De Internationale Commissie voor Verlichtingskunde (CIE) heeft een index Ra voor de kleurweergave gedefinieerd, waarvan de maximale waarde 100 is (excellent). De installateur of de fabrikant is normaal gezien in staat om die indexwaarde voor verschillende types lampen te leveren.
Verlichting
Minimale verlichting
De waarden in de regelgeving geven de minimumwaarde weer voor de verlichtingssterkte uitgedrukt in lux, met uitzondering voor handelingen die duisternis of een speciale verlichting nodig hebben. Meer informatie over die waarden in de module Regelgeving.
Die verlichtingssterktes zijn deze op het werkoppervlak of, als dat niet goed kan worden gedefinieerd, deze gesitueerd op een horizontaal vlak op 0,85 m van de grond.
Optimale verlichting
De ideale hoeveelheid verlichting in visueel normale omstandigheden ligt tussen één en twee keer de minimale verlichtingssterkte in.
Verhoog de verlichting van de werkzones naargelang onder andere de vereisten van visuele taken (gevraagde nauwkeurigheid, afmetingen van de onderdelen, contrast, duur van het werk) en de visuele capaciteiten van de werknemers.
Te veel licht kan vermoeidheid van de ogen veroorzaken.
Contrasten tussen werkzones en zones in de onmiddellijke omgeving mogen niet te groot zijn. Een goede praktijk is een verhouding tussen 1 en 5 tussen de lichtsterkte in de werkzone en de algemene verlichting. Hetzelfde geldt voor de verhouding van de verlichtingssterktes tussen aangrenzende ruimtes die in verbinding met elkaar staan. Dus als in de werkzones van een lokaal de verlichtingssterkte 1000 lux is, mag de algemene verlichtingssterkte van het lokaal niet minder dan 200 lux bedragen.

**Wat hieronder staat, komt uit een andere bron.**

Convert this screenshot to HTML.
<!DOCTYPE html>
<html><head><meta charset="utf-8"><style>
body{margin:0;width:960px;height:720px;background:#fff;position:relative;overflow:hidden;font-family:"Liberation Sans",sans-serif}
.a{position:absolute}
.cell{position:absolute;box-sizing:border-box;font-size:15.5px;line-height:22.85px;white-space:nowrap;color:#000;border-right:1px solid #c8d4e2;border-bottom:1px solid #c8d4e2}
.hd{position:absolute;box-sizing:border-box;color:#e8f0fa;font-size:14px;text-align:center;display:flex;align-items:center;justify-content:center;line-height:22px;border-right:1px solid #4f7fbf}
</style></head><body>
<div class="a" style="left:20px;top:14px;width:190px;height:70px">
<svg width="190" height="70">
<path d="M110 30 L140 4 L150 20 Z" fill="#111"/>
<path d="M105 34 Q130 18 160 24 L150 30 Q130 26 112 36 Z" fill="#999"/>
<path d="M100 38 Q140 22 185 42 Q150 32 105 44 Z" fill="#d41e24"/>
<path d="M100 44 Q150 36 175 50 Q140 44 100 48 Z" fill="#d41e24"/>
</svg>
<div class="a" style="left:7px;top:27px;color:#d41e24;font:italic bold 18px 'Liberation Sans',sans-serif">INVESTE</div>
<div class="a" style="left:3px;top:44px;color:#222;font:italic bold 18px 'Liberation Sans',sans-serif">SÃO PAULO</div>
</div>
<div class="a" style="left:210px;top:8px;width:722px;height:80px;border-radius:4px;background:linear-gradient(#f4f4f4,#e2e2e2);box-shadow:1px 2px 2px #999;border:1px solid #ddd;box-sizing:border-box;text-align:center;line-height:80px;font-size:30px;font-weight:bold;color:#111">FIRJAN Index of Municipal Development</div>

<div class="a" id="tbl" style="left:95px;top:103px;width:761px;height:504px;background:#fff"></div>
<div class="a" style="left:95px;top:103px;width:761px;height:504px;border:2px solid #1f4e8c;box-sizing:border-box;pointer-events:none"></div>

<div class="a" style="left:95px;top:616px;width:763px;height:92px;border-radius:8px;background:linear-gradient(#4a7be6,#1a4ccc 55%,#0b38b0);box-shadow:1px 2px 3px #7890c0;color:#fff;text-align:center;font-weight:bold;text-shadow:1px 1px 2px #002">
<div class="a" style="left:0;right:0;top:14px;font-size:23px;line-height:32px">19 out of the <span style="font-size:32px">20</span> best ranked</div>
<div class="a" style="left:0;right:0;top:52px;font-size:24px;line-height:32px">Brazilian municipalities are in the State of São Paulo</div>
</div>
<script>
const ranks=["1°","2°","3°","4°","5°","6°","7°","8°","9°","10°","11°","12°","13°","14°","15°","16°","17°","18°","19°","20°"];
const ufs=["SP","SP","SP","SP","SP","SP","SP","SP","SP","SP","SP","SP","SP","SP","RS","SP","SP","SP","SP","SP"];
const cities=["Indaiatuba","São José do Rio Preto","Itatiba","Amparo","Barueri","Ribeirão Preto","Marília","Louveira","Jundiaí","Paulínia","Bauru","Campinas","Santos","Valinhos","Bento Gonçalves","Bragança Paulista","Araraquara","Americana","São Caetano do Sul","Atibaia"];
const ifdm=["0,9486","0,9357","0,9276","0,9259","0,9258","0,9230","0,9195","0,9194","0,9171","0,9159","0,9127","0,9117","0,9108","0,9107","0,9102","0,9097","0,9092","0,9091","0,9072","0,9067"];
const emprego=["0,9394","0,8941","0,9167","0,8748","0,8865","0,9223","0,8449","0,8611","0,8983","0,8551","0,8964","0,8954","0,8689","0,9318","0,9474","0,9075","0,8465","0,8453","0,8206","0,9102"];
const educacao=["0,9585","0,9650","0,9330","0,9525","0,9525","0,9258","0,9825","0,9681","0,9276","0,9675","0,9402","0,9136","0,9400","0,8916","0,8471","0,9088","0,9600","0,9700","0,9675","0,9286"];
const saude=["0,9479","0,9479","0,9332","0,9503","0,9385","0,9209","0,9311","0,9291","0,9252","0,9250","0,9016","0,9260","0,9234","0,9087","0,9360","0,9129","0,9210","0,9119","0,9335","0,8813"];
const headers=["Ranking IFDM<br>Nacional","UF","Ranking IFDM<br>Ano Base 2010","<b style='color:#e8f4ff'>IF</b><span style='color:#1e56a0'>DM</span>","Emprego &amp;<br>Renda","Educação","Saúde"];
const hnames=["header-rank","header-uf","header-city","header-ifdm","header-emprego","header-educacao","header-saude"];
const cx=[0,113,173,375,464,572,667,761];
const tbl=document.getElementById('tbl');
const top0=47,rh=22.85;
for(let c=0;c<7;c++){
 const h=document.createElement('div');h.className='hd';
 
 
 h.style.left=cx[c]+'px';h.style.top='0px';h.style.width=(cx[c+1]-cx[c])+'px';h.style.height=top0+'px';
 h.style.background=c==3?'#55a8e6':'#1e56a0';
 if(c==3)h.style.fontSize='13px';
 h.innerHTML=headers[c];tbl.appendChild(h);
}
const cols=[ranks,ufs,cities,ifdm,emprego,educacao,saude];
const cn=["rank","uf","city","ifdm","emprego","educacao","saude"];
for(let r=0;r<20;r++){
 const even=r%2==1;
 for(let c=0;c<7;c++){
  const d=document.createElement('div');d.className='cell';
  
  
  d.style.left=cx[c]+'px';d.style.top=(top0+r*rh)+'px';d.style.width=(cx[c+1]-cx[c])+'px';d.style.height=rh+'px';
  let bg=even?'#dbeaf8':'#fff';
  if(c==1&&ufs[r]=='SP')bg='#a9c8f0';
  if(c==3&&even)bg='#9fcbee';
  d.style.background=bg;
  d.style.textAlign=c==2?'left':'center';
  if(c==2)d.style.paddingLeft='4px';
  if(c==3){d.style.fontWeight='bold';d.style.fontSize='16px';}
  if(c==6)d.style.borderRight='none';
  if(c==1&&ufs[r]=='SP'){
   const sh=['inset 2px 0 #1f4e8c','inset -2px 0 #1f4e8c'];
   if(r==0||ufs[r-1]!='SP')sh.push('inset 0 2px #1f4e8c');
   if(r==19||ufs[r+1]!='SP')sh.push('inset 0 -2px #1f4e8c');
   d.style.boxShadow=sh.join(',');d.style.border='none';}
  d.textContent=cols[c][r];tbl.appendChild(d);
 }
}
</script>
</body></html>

De werkzone moet zo gelijkmatig mogelijk worden verlicht.
Te voorkomen omstandigheden
Elke installatie en elk algemeen of plaatselijk verlichtingstoestel moet worden ontworpen en geplaatst zodat gevaarlijke en hinderlijke verblinding wordt voorkomen.

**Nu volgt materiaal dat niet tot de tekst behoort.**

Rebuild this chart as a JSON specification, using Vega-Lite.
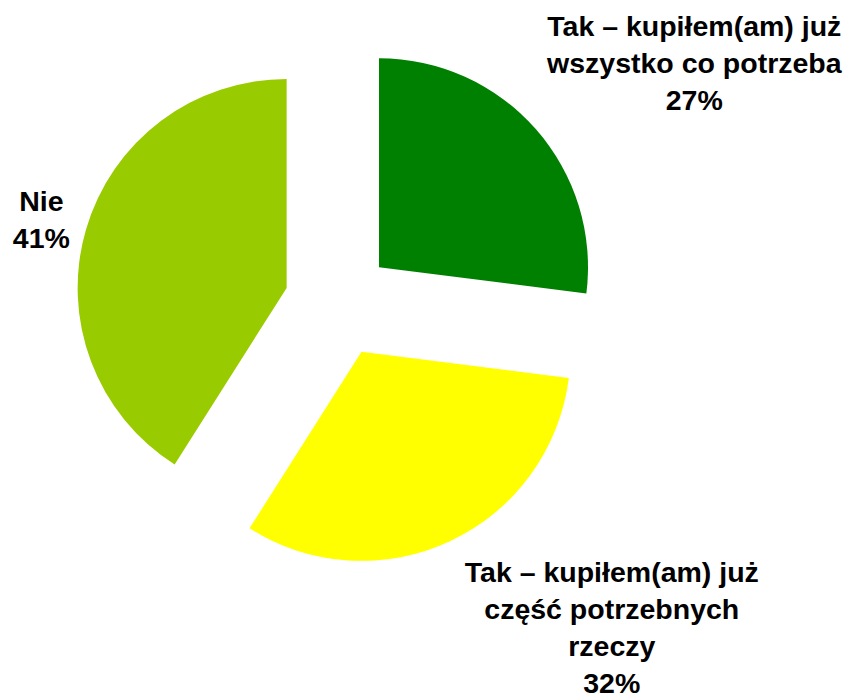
{
  "$schema": "https://vega.github.io/schema/vega-lite/v6.json",
  "width": 852,
  "height": 696,
  "autosize": "none",
  "padding": 0,
  "background": "white",
  "config": {"view": {"stroke": null}},
  "data": {
    "values": [
      {"category": "Tak – kupiłem(am) już\nwszystko co potrzeba", "pct": 27, "order": 1},
      {"category": "Tak – kupiłem(am) już\nczęść potrzebnych\nrzeczy", "pct": 32, "order": 2},
      {"category": "Nie", "pct": 41, "order": 3}
    ]
  },
  "transform": [
    {"stack": "pct", "groupby": [], "sort": [{"field": "order"}], "as": ["start", "end"]},
    {"calculate": "(datum.start + datum.end) / 2", "as": "mid"},
    {"calculate": "datum.mid / 100 * 2 * PI", "as": "ang"},
    {"calculate": "54 * sin(datum.ang)", "as": "dx"},
    {"calculate": "54 * cos(datum.ang)", "as": "dy"},
    {"calculate": "datum.category + '\\n' + datum.pct + '%'", "as": "labelText"}
  ],
  "encoding": {
    "x": {"field": "dx", "type": "quantitative", "axis": null, "scale": {"domain": [-338.5, 513.5], "nice": false, "zero": false}},
    "y": {"field": "dy", "type": "quantitative", "axis": null, "scale": {"domain": [-393, 303], "nice": false, "zero": false}}
  },
  "layer": [
    {
      "mark": {"type": "arc", "outerRadius": 209, "strokeWidth": 0},
      "encoding": {
        "theta": {"field": "start", "type": "quantitative", "scale": {"domain": [0, 100], "range": [0, 6.283185307179586]}},
        "theta2": {"field": "end"},
        "color": {"field": "category", "type": "nominal", "legend": null,
          "scale": {"domain": ["Tak – kupiłem(am) już\nwszystko co potrzeba", "Tak – kupiłem(am) już\nczęść potrzebnych\nrzeczy", "Nie"], "range": ["#008000", "#FFFF00", "#99CC00"]}}
      }
    },
    {
      "transform": [{"filter": "datum.order == 1"}],
      "mark": {"type": "text", "radius": 307, "dx": 85, "dy": -37, "font": "Liberation Sans", "fontWeight": "bold", "fontSize": 28.5, "lineHeight": 37, "lineBreak": "\n", "align": "center", "baseline": "middle", "color": "black"},
      "encoding": {
        "theta": {"field": "mid", "type": "quantitative"},
        "text": {"field": "labelText"}
      }
    },
    {
      "transform": [{"filter": "datum.order == 2"}],
      "mark": {"type": "text", "radius": 306, "dx": 120, "dy": -56, "font": "Liberation Sans", "fontWeight": "bold", "fontSize": 28.5, "lineHeight": 37, "lineBreak": "\n", "align": "center", "baseline": "middle", "color": "black"},
      "encoding": {
        "theta": {"field": "mid", "type": "quantitative"},
        "text": {"field": "labelText"}
      }
    },
    {
      "transform": [{"filter": "datum.order == 3"}],
      "mark": {"type": "text", "radius": 244, "dx": -11, "dy": -18, "font": "Liberation Sans", "fontWeight": "bold", "fontSize": 28.5, "lineHeight": 37, "lineBreak": "\n", "align": "center", "baseline": "middle", "color": "black"},
      "encoding": {
        "theta": {"field": "mid", "type": "quantitative"},
        "text": {"field": "labelText"}
      }
    }
  ]
}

Verblinding kan direct (positie of helderheid van de lampen, contrasten, zon) of indirect (reflectie op het werkblad of op beeldschermen) voorkomen. Wees bijzonder aandachtig voor de inplanting van werkposten in relatie tot vensters en lichtarmaturen.
Hinderlijke zonnestraling (door verblinding en/of thermisch effect) zal worden beperkt door het ontwerp van de daglichtopeningen of door gepaste vaste of beweegbare afscherming.
Iedere installatie en ieder algemeen of plaatselijk verlichtingstoestel moet worden ontworpen en geplaatst zodat volgende zaken worden voorkomen:
- lichtflitsen en stroboscopische verschijnselen;
- oververhitting van de lokalen;
- luchtvervuiling.
Onderhoud
Onderhoud regelmatig de kunstverlichting door het schoonmaken van de armaturen en een systematische vervanging van defecte lampen.